Developing the Color Coding of a Patient's Cancer and Immunesystem

Christian Blank

Opgehaald

415
0% bereikt van mijn streefbedrag € 100.000

What if there was a menu, a system, an algorithm that works for cancer. A predictable analysis to tailor treatment to personal fitness, tumor marks and physical endurance. A code that suits every patient and fits the way they want to walk the line of their disease, and their line of life.

We believe there is one – it could save many lives, and even more life disruptions. And we are close. We just need to map tumor type against immune system response, to crack the code. This new approach in cancer immunotherapy is called color coding, based on the danger model, with the ultimate goal of individual therapy for everyone.

It is our mission to reduce cancer to a treatable disease; a short life event, at early stage, to increase overall survival and life reintegration of patients, versus life-disrupting therapies.

Our research has learned that cancer immunotherapy works best when given in early stages of the disease, and even better when given for a six to nine week period upfront surgery (neo-adjuvant).

We have already shown that personalisation of neo-adjuvant immunotherapy, based on complex gene analyses, allows to accommodate the scheme of cancer therapy and surgery to individual patient needs.

Our new project now aims to characterise the patient‘s autoimmune status, by high-volume chip analysis with 22.000 proteins!
By this way we hope to predict the chance on toxic side effects from immunotherapy, even before starting treatment.

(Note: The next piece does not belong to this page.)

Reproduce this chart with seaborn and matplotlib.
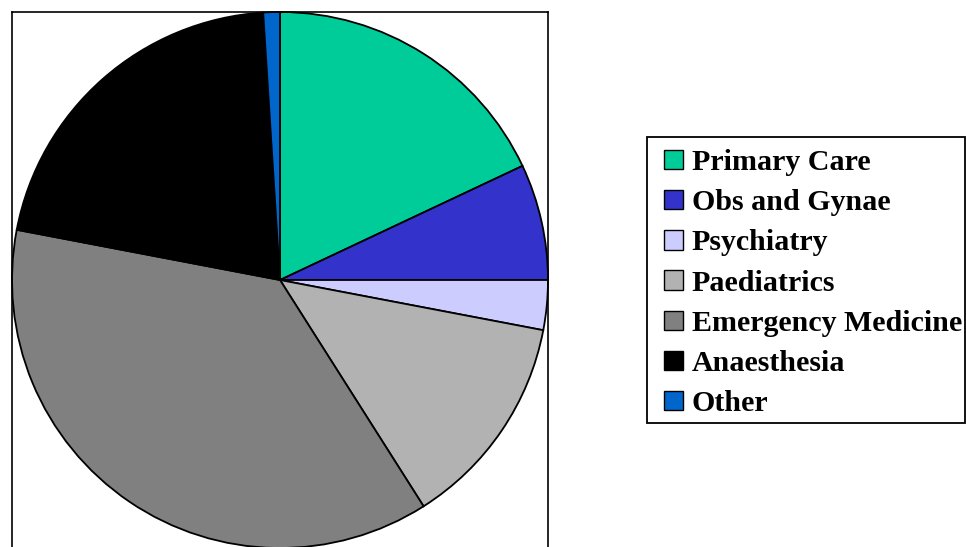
import matplotlib
matplotlib.use("Agg")
import matplotlib.pyplot as plt
from matplotlib.patches import Patch, Rectangle
import seaborn as sns

# Share of trainees by specialty (%)
specialties = ["Primary Care", "Obs and Gynae", "Psychiatry", "Paediatrics",
               "Emergency Medicine", "Anaesthesia", "Other"]
shares = [18, 7, 3, 13, 37, 21, 1]
slice_colors = ["#00CC99", "#3333CC", "#CCCCFF", "#B2B2B2",
                "#808080", "#000000", "#0066CC"]

sns.set_theme(style="white", palette=sns.color_palette(slice_colors))
plt.rcParams["font.family"] = ["Liberation Serif", "DejaVu Serif"]
plt.rcParams["text.color"] = "black"

W, H = 966, 547
fig = plt.figure(figsize=(W / 100, H / 100), dpi=100)
fig.patch.set_facecolor("white")

# Square plot area framed in black; its bottom edge runs past the figure
left, top, side = 12, 12, 536
ax = fig.add_axes([left / W, 1 - (top + side) / H, side / W, side / H])
ax.pie(shares, colors=sns.color_palette(slice_colors), startangle=90,
       counterclock=False, radius=1.0,
       wedgeprops=dict(edgecolor="black", linewidth=1.3))
ax.set_xlim(-1, 1)
ax.set_ylim(-1, 1)
ax.set_aspect("equal")
ax.set_frame_on(True)
ax.set_xticks([])
ax.set_yticks([])
for s in ax.spines.values():
    s.set_visible(True)
    s.set_color("black")
    s.set_linewidth(1.2)
    s.set_zorder(5)

# Legend entries, with a plain rectangular border drawn around them
handles = [Patch(facecolor=c, edgecolor="black", linewidth=1.0) for c in slice_colors]
leg = fig.legend(handles, specialties, loc="upper left",
                 bbox_to_anchor=(664 / W, 1 - 149 / H),
                 bbox_transform=fig.transFigure,
                 prop=dict(family="Liberation Serif", weight="bold", size=21.6),
                 labelcolor="black", frameon=False,
                 handlelength=0.62, handleheight=0.62, handletextpad=0.3,
                 labelspacing=0.44, borderpad=0.0, borderaxespad=0.0)
fig.patches.append(Rectangle((647 / W, 1 - 423 / H), (965 - 647) / W, (423 - 137) / H,
                             transform=fig.transFigure, fill=False,
                             edgecolor="black", linewidth=1.3, zorder=3))

fig.savefig("out.png", dpi=100, facecolor="white")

By mapping the characteristics of 100 patients treated with neo-adjuvant immunotherapy to their individual outcomes and the individual toxicity they experienced, we plan to crack the code for future treatments.

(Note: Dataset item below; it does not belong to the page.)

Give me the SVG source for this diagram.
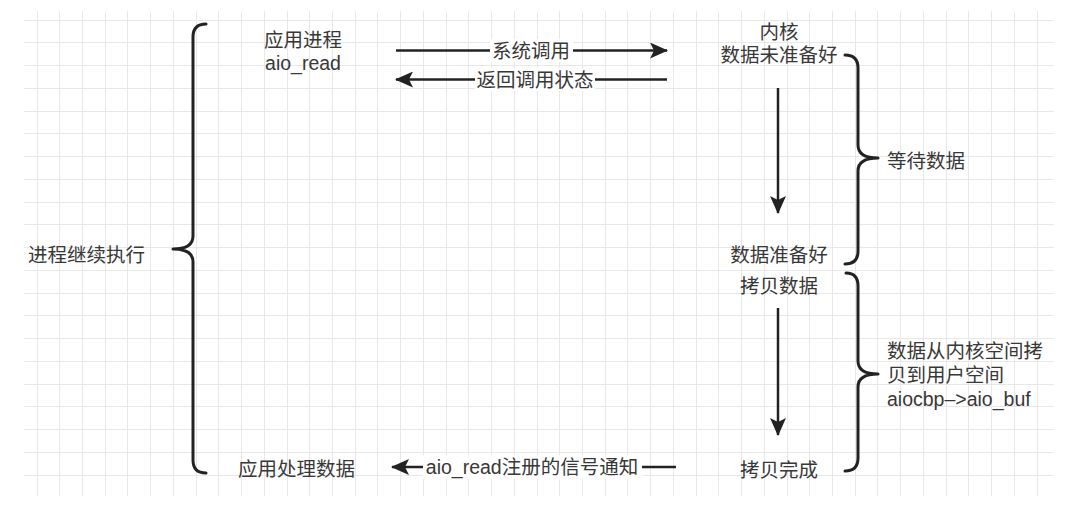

Balancing the chance for autoimmune reactions (high/low) with tumor inflammation (hot/cold) along a simple color scheme, actually a heatmap, will indicate a menu for treatment. This way, we are basically color coding the individual patient’s cancer.

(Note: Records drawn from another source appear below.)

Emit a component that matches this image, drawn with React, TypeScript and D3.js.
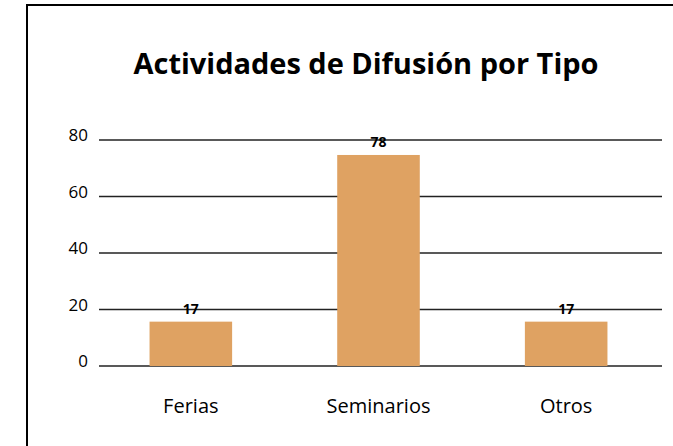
import React from "react";
import * as d3 from "d3";

const categories: string[] = ["Ferias", "Seminarios", "Otros"];
const barValues: number[] = [15.7, 74.7, 15.7];
const valueLabels: string[] = ["17", "78", "17"];
const yTicks: number[] = [0, 20, 40, 60, 80];
const title = "Actividades de Difusión por Tipo";

const W = 673;
const H = 446;

export default function App() {
  const x = d3.scaleBand<string>().domain(categories).range([97, 660]).paddingInner(0.56).paddingOuter(0.28);
  const y = d3.scaleLinear().domain([0, 80]).range([366, 140]);
  const font = "'Open Sans', 'Noto Sans', sans-serif";
  return (
    <svg width={W} height={H} style={{ position: "absolute", left: 0, top: 0 }} fontFamily={font}>
      <rect x={0} y={0} width={W} height={H} fill="#fff" />
      <line x1={27} x2={W} y1={5} y2={5} stroke="#000" strokeWidth={2} />
      <line x1={27} x2={27} y1={4} y2={H} stroke="#000" strokeWidth={2} />
      <text x={366} y={74} textAnchor="middle" fontSize={28} fontWeight={700} fill="#000" textLength={465} lengthAdjust="spacingAndGlyphs">{title}</text>
      {yTicks.map((t) => (
        <g key={t}>
          <line x1={99} x2={662} y1={y(t)} y2={y(t)} stroke="#222" strokeWidth={1.4} />
          <text x={88} y={y(t) + 1} textAnchor="end" fontSize={17} fill="#000">{t}</text>
        </g>
      ))}
      {categories.map((c, i) => (
        <g key={c}>
          <rect x={x(c)} y={y(barValues[i])} width={x.bandwidth()} height={y(0) - y(barValues[i])} fill="#DFA262" />
          <text x={(x(c) as number) + x.bandwidth() / 2} y={y(barValues[i]) - 8} textAnchor="middle" fontSize={14} fontWeight={700} fill="#000">{valueLabels[i]}</text>
          <text x={(x(c) as number) + x.bandwidth() / 2} y={413} textAnchor="middle" fontSize={20} fill="#000">{c}</text>
        </g>
      ))}
    </svg>
  );
}
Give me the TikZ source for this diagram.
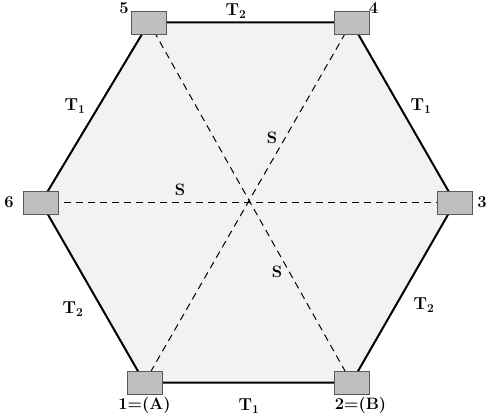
\documentclass[tikz,border=0pt]{standalone}
\usetikzlibrary{positioning,backgrounds}
\definecolor{hexfill}{gray}{0.95}
\definecolor{boxfill}{gray}{0.75}
\tikzset{
  port/.style={draw=black!65,fill=boxfill,line width=0.8pt,minimum width=35pt,minimum height=23pt,inner sep=0pt},
  side/.style={line width=2pt,line join=round},
  diag/.style={dash pattern=on 7pt off 5pt,line width=1pt},
  lbl/.style={font=\fontsize{16.5}{19}\selectfont\bfseries}
}
\begin{document}
\begin{tikzpicture}[x=1pt,y=-1pt]
\useasboundingbox (0,0) rectangle (491,420);
% ports at the corners
\node[port] (v1) at (144.5,382.5) {};
\node[port] (v2) at (351.5,382.5) {};
\node[port] (v3) at (455,202.5) {};
\node[port] (v4) at (351.5,22.5) {};
\node[port] (v5) at (149,22.5) {};
\node[port] (v6) at (41,202.5) {};
\begin{pgfonlayer}{background}
\fill[hexfill] (v1.center) -- (v2.center) -- (v3.center) -- (v4.center) -- (v5.center) -- (v6.center) -- cycle;
\draw[diag] (v1.center) -- (v4.center);
\draw[diag] (v2.center) -- (v5.center);
\draw[diag] (v3.center) -- (v6.center);
\draw[side] (v1.center) -- (v2.center) -- (v3.center) -- (v4.center) -- (v5.center) -- (v6.center) -- cycle;
\end{pgfonlayer}
% port numbers
\node[lbl,below=-1pt of v1] (n1) {1=(A)};
\node[lbl,below=-1pt of v2,xshift=9pt] (n2) {2=(B)};
\node[lbl,right=1pt of v3] (n3) {3};
\node[lbl,anchor=south west] (n4) at ([xshift=-4pt,yshift=-6.5pt]v4.north east) {4};
\node[lbl,anchor=south east] (n5) at ([xshift=1pt,yshift=-6.5pt]v5.north west) {5};
\node[lbl,left=6pt of v6] (n6) {6};
% line labels
\node[lbl] (t12) at (249,406) {$\mathbf{T}_{\mathbf{1}}$};
\node[lbl] (t23) at (424,305) {$\mathbf{T}_{\mathbf{2}}$};
\node[lbl] (t34) at (421,106) {$\mathbf{T}_{\mathbf{1}}$};
\node[lbl] (t45) at (236,11) {$\mathbf{T}_{\mathbf{2}}$};
\node[lbl] (t56) at (75,106) {$\mathbf{T}_{\mathbf{1}}$};
\node[lbl] (t61) at (73,309) {$\mathbf{T}_{\mathbf{2}}$};
\node[lbl] (s14) at (272,138) {S};
\node[lbl] (s36) at (180,190) {S};
\node[lbl] (s25) at (277,272) {S};
\end{tikzpicture}
\end{document}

If successful, the research outcome will allow us to better advice patients their therapy to go for. This 360-degree characterization of individual patients' immune response and toxicity will bring us at the frontline of medicine; personal cancer therapy along the color coding of individual patient’s tumor/immune system. We believe that this approach will bring personal cancer therapy to a next level – besides saving lives, it is also saving survivors from a disrupted life.